At most organizations, human resource professionals conduct annual evaluations to assess employee performance. In addition, ideal evaluation systems should assist employees in their personal development and provide management data for strategic planning. Effective evaluations reward excellent performance, underscore poor performance and explain expectations.
Traditional evaluations are often done by the immediate supervisor, so assessments are subjective reports from one individual.
Depending on the size of the organization and the size of the workforce, the traditional methods provide a limited view of an employee’s efforts. Each employee often works with several superiors, subordinates and clients of the organization. The other members and clients might have a completely different evaluation of the performance of an employee. Several people providing assessments can present a more comprehensive picture of the value of an employee. 360 Degree Feedback is a process for accomplishing this goal.

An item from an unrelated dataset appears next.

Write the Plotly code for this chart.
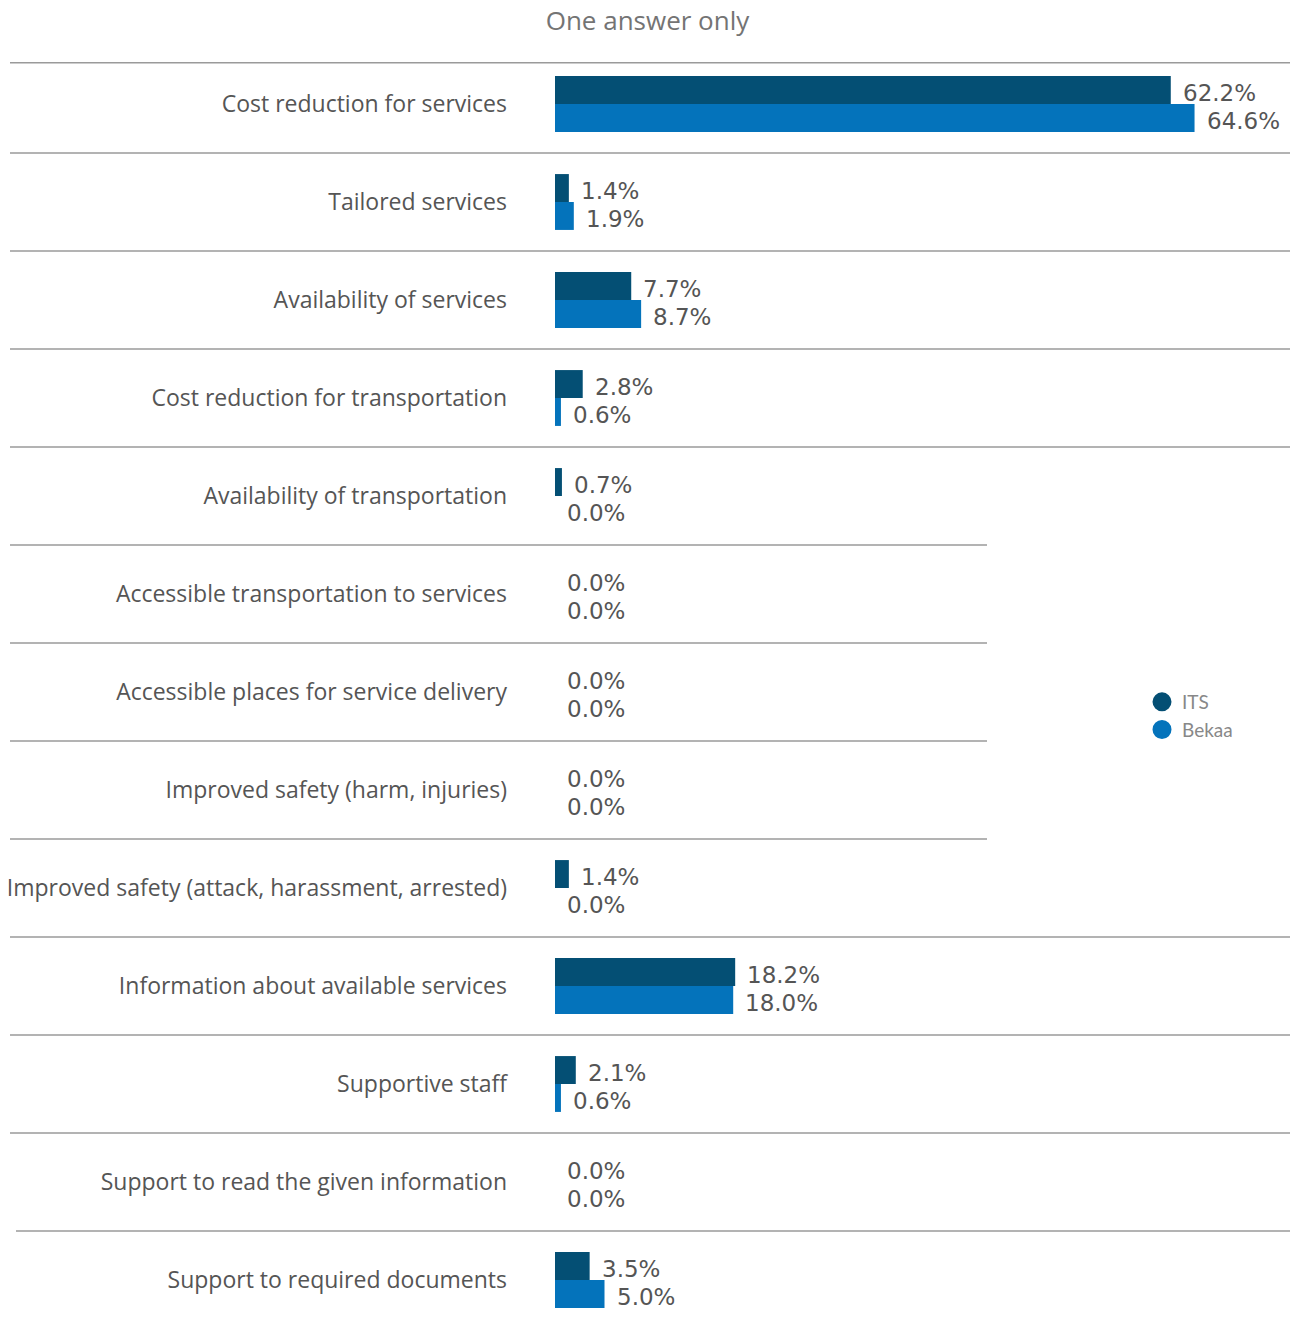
import plotly.graph_objects as go

categories = [
    "Cost reduction for services",
    "Tailored services",
    "Availability of services",
    "Cost reduction for transportation",
    "Availability of transportation",
    "Accessible transportation to services",
    "Accessible places for service delivery",
    "Improved safety (harm, injuries)",
    "Improved safety (attack, harassment, arrested)",
    "Information about available services",
    "Supportive staff",
    "Support to read the given information",
    "Support to required documents",
]
its_values = [62.2, 1.4, 7.7, 2.8, 0.7, 0.0, 0.0, 0.0, 1.4, 18.2, 2.1, 0.0, 3.5]
bekaa_values = [64.6, 1.9, 8.7, 0.6, 0.0, 0.0, 0.0, 0.0, 0.0, 18.0, 0.6, 0.0, 5.0]
series_names = ["ITS", "Bekaa"]
title_text = "One answer only"

# ---- styling ----
COL_ITS = "#044f74"
COL_BEKAA = "#0473bb"
TXT = "#555555"
LINE = "#9a9a9a"
FONT = "Open Sans"
VFONT = "DejaVu Sans"
W, H = 1295, 1318
ML, MR, MT, MB = 555, 5, 55, 0
PX_PER_PCT = 9.9
ROW_PX = 98.0
xmax = (W - ML - MR) / PX_PER_PCT

fig = go.Figure()
for name, vals, col in [(series_names[0], its_values, COL_ITS),
                        (series_names[1], bekaa_values, COL_BEKAA)]:
    fig.add_trace(go.Bar(
        y=categories, x=vals, name=name, orientation="h",
        marker=dict(color=col, line=dict(width=0)),
        showlegend=False, hoverinfo="x+name",
    ))
    # legend entry with circle marker
    fig.add_trace(go.Scatter(
        x=[None], y=[None], mode="markers", name=name,
        marker=dict(color=col, size=20, symbol="circle",
                    line=dict(color=col, width=3)),
        showlegend=True,
    ))

# value labels
for i, cat in enumerate(categories):
    for vals, shift in [(its_values, 11), (bekaa_values, -17)]:
        fig.add_annotation(
            x=vals[i], y=cat, xref="x", yref="y",
            text=f"{vals[i]:.1f}%", showarrow=False,
            xanchor="left", yanchor="middle", xshift=10, yshift=shift,
            font=dict(family=VFONT, size=23, color=TXT),
        )

# separator lines
plot_w = W - ML - MR
def px_to_paper(px):
    return (px - ML) / plot_w

separators = [(-0.42, 10, 1290)]
for b in range(len(categories) - 1):
    y = b + 0.5
    if 4 <= b <= 7:
        separators.append((y, 10, 987))
    elif b == 11:
        separators.append((y, 16, 1290))
    else:
        separators.append((y, 10, 1290))
for y, x0, x1 in separators:
    fig.add_shape(type="line", xref="paper", yref="y",
                  x0=px_to_paper(x0), x1=px_to_paper(x1), y0=y, y1=y,
                  line=dict(color=LINE, width=1.5), layer="below")

n = len(categories)
fig.update_layout(
    width=W, height=H,
    margin=dict(l=ML, r=MR, t=MT, b=MB, pad=0),
    paper_bgcolor="white", plot_bgcolor="white",
    barmode="group", bargap=0.43, bargroupgap=0,
    title=dict(text=title_text, x=0.5, xref="container", xanchor="center",
               y=1 - 21 / H, yref="container", yanchor="middle",
               font=dict(family=FONT, size=26, color="#747474")),
    font=dict(family=FONT, color=TXT),
    showlegend=True,
    legend=dict(x=px_to_paper(1142), y=1 - (683 - MT) / (H - MT - MB),
                xanchor="left", yanchor="top",
                font=dict(family="Lato", size=19, color="#888888"),
                tracegroupgap=0,
                bgcolor="rgba(0,0,0,0)"),
    xaxis=dict(range=[0, xmax], visible=False, fixedrange=True),
    yaxis=dict(categoryorder="array", categoryarray=categories,
               range=[(H - MT - MB) / ROW_PX - 0.5, -0.5],
               showgrid=False, zeroline=False, showline=False, ticks="",
               ticklabelstandoff=47, fixedrange=True,
               tickfont=dict(family=FONT, size=23, color=TXT)),
)

fig.write_html("out.html", config={"displayModeBar": False},
               post_script="document.body.style.margin='0';document.body.style.overflow='hidden';")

Using this system, human resource departments administer employee evaluations to the entire work circle of an employee. The assessments are anonymous, continuous and confidential. The feedback comes from the supervisor of each employee and other managers who are not directly responsible for the performance of the employee. Subordinates of the employee also submit evaluations. In addition, clients and suppliers of the organization can be involved in the evaluation depending on the duties of the employee. Moreover, the employee submits a self-evaluation as part of the process.
The purpose of the 360 Degree Feedback evaluation is controversial, and organizations use the method in different ways. For some groups, the goal of the 360 Degree Feedback evaluation remains an appraisal of the employee’s performance. As a tool for personal development, the 360 Degree Feedback evaluation provides an employee with information from different perspectives and stakeholders. The employee, through the self-evaluation, has an opportunity to assess their strengths, weaknesses and develop an improvement plan for the future.
Information collected from these evaluations is usually accompanied by information on the relationship of the evaluator to the subject employee. The evaluation results usually show the amount of time the rater has known the employee for as well as the intensity of the working relationship. Researchers have shown that the most helpful evaluations are submitted by those raters who have worked with the employee for one to three years. They have determined that this evaluation method serves to improve employee performance.
Human resource professionals usually design employee evaluations that are completely related to the job profile of each worker. The use of 360 Degree Feedback has increased substantially, and individuals in charge of the organizational evaluation system will not have to design the assessment tools for the implementation of the system. Several companies currently sell packages with assessment tools, process guides and feedback templates. For a fee, these professionals will design the tools, organize the implementation and conduct the evaluation process.